▸ **Brief**:
Begin with the first line of the material and write out each line exactly, ending with the line that contains "from bokeh.resources import INLINE". Pictures are not part of the copy.
(begin)
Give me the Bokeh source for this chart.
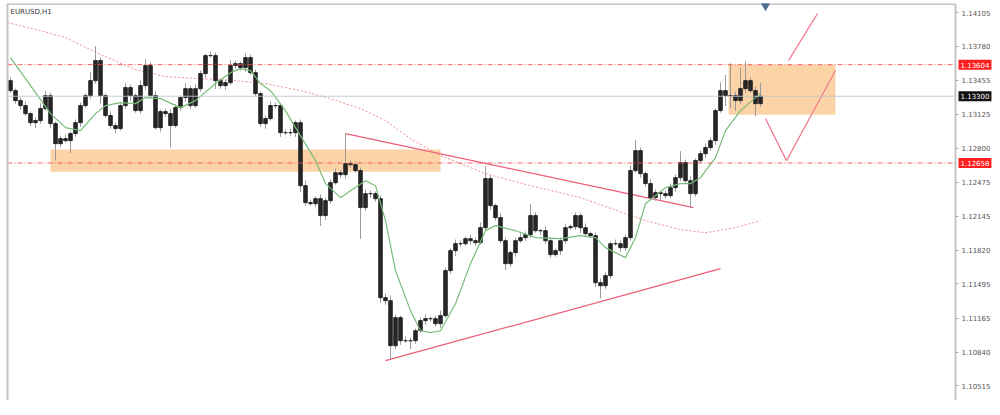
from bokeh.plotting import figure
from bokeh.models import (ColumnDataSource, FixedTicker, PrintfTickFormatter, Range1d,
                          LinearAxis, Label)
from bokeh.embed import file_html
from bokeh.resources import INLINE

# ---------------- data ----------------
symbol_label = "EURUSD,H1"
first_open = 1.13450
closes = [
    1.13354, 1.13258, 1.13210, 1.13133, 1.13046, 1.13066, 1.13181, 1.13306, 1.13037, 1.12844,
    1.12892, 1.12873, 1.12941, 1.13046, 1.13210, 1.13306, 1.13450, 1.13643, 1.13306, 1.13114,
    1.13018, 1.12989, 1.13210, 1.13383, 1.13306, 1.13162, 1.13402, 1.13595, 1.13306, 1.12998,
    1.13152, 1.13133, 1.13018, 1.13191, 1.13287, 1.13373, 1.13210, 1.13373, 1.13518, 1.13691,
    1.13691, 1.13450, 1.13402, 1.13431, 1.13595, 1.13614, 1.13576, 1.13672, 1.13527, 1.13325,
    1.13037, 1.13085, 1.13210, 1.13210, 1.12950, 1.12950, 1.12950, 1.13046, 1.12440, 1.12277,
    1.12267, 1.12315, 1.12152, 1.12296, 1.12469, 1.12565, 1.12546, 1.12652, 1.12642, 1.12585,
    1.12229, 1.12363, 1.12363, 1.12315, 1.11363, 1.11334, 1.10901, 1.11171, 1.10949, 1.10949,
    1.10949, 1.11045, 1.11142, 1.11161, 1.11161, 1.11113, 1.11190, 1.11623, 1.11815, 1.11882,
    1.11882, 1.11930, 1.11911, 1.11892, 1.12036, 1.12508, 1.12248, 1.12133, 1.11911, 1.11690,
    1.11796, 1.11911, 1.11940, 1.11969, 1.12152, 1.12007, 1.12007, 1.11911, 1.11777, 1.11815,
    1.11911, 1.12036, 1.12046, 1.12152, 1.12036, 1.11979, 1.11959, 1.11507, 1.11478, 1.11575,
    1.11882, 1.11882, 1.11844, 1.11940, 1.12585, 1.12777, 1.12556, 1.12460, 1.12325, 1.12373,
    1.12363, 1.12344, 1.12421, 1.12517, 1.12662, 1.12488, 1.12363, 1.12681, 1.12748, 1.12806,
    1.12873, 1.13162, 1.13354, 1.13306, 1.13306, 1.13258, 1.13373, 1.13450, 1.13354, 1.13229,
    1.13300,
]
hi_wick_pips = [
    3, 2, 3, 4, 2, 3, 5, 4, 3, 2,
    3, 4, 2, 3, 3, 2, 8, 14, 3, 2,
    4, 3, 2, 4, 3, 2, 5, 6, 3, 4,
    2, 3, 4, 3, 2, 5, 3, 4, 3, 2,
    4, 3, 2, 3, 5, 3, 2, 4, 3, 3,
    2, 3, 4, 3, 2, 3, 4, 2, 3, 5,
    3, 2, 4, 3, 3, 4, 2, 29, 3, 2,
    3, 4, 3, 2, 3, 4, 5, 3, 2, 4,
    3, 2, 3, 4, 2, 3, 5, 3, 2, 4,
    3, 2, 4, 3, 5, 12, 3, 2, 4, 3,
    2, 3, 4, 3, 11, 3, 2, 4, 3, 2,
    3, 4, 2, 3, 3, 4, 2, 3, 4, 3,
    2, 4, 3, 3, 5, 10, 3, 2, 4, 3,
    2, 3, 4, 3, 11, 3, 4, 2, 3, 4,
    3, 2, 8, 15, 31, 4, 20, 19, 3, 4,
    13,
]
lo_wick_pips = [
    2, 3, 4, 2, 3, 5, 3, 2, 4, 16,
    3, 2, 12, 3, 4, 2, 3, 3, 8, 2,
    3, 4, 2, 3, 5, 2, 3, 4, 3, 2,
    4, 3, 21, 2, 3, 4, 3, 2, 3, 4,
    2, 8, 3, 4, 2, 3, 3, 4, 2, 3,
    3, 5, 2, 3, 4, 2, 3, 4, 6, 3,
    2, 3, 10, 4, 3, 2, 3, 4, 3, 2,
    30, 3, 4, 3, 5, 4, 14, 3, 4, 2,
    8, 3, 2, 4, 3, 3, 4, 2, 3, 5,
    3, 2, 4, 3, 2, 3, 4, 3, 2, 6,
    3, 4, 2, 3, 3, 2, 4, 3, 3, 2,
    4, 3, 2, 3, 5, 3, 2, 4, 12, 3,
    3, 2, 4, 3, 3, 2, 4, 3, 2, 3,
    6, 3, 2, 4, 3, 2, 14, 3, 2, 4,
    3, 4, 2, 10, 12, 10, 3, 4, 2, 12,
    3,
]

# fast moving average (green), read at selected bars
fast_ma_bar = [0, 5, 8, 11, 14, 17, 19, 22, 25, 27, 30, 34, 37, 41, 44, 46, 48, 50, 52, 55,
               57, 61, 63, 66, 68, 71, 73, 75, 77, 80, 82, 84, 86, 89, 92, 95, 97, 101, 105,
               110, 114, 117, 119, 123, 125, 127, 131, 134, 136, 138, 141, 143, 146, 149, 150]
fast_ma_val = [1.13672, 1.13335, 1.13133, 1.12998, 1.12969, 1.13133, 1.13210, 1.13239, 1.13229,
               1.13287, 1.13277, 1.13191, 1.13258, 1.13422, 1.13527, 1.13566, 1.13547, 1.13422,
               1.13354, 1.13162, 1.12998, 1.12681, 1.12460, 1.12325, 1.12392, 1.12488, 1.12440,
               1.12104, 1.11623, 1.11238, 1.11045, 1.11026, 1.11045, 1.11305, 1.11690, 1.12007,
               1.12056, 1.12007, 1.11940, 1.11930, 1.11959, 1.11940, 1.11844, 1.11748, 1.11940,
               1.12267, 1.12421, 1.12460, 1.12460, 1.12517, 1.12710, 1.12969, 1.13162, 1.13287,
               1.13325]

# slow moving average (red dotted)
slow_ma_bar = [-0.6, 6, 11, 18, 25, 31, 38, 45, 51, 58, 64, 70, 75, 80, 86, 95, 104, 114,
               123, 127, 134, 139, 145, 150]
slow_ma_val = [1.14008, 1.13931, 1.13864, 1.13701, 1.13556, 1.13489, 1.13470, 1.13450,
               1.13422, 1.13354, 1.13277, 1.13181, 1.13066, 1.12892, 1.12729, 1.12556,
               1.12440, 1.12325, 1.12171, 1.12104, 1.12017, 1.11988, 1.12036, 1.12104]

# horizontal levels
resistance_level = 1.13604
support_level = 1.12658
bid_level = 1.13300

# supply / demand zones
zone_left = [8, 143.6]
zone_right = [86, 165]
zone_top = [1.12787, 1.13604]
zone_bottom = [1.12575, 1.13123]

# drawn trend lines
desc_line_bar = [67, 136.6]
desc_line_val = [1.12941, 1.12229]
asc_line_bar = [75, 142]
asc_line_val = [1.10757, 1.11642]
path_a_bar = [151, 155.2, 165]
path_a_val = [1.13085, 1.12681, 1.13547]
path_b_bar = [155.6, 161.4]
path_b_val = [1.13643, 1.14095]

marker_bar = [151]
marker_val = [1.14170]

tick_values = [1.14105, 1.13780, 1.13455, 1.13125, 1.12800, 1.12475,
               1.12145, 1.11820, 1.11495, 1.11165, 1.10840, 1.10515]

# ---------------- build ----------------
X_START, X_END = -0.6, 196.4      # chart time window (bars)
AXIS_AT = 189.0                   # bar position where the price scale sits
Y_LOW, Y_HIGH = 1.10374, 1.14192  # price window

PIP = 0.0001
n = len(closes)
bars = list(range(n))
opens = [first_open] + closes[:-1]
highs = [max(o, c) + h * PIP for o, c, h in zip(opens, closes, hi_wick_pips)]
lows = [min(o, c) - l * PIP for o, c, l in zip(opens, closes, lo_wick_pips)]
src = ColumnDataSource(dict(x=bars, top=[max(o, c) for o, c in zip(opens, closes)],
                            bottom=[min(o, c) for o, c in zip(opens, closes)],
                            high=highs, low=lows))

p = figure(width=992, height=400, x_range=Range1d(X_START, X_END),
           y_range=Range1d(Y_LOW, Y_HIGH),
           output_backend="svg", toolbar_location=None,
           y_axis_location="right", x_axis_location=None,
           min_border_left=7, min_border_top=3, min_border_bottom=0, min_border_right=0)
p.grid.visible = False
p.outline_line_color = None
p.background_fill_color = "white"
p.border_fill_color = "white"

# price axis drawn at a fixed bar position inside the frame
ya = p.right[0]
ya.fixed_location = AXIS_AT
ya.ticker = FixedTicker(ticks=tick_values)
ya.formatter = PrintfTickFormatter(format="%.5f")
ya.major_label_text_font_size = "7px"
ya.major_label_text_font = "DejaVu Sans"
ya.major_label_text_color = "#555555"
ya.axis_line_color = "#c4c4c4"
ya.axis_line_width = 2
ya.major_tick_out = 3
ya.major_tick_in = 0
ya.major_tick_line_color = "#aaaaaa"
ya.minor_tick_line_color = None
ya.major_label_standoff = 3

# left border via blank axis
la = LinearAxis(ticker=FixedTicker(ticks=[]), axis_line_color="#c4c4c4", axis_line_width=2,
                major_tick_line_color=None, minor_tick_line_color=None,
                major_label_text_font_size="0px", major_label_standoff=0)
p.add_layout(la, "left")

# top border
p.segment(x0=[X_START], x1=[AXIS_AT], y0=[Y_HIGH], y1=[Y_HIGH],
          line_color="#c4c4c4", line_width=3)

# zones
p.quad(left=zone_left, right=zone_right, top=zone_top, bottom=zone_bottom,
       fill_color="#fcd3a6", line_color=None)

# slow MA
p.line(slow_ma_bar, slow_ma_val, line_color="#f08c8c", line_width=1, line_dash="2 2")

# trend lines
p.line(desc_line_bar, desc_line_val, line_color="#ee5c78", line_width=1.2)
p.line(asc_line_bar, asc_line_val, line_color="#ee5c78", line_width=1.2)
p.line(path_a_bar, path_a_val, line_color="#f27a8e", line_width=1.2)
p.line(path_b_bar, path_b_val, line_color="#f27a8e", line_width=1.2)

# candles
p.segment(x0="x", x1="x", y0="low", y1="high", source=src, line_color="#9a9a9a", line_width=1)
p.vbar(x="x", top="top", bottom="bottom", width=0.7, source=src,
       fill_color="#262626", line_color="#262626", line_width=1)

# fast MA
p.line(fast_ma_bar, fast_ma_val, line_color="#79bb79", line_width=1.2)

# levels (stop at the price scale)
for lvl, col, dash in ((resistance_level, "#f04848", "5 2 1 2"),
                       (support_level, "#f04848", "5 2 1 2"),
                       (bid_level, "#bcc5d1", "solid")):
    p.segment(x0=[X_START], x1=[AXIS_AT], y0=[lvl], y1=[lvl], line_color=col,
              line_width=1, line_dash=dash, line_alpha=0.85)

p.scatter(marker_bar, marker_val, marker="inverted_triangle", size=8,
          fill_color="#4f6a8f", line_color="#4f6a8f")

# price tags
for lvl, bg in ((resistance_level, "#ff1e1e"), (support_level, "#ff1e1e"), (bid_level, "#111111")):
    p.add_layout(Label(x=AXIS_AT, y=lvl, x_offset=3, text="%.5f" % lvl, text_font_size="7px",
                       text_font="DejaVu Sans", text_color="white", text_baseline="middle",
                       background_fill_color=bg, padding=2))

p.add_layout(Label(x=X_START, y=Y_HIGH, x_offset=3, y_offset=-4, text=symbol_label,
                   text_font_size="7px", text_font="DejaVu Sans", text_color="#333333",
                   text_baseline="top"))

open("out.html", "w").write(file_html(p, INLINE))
(end)
▸ **Task answer**:
Give me the Bokeh source for this chart.
from bokeh.plotting import figure
from bokeh.models import (ColumnDataSource, FixedTicker, PrintfTickFormatter, Range1d,
                          LinearAxis, Label)
from bokeh.embed import file_html
from bokeh.resources import INLINE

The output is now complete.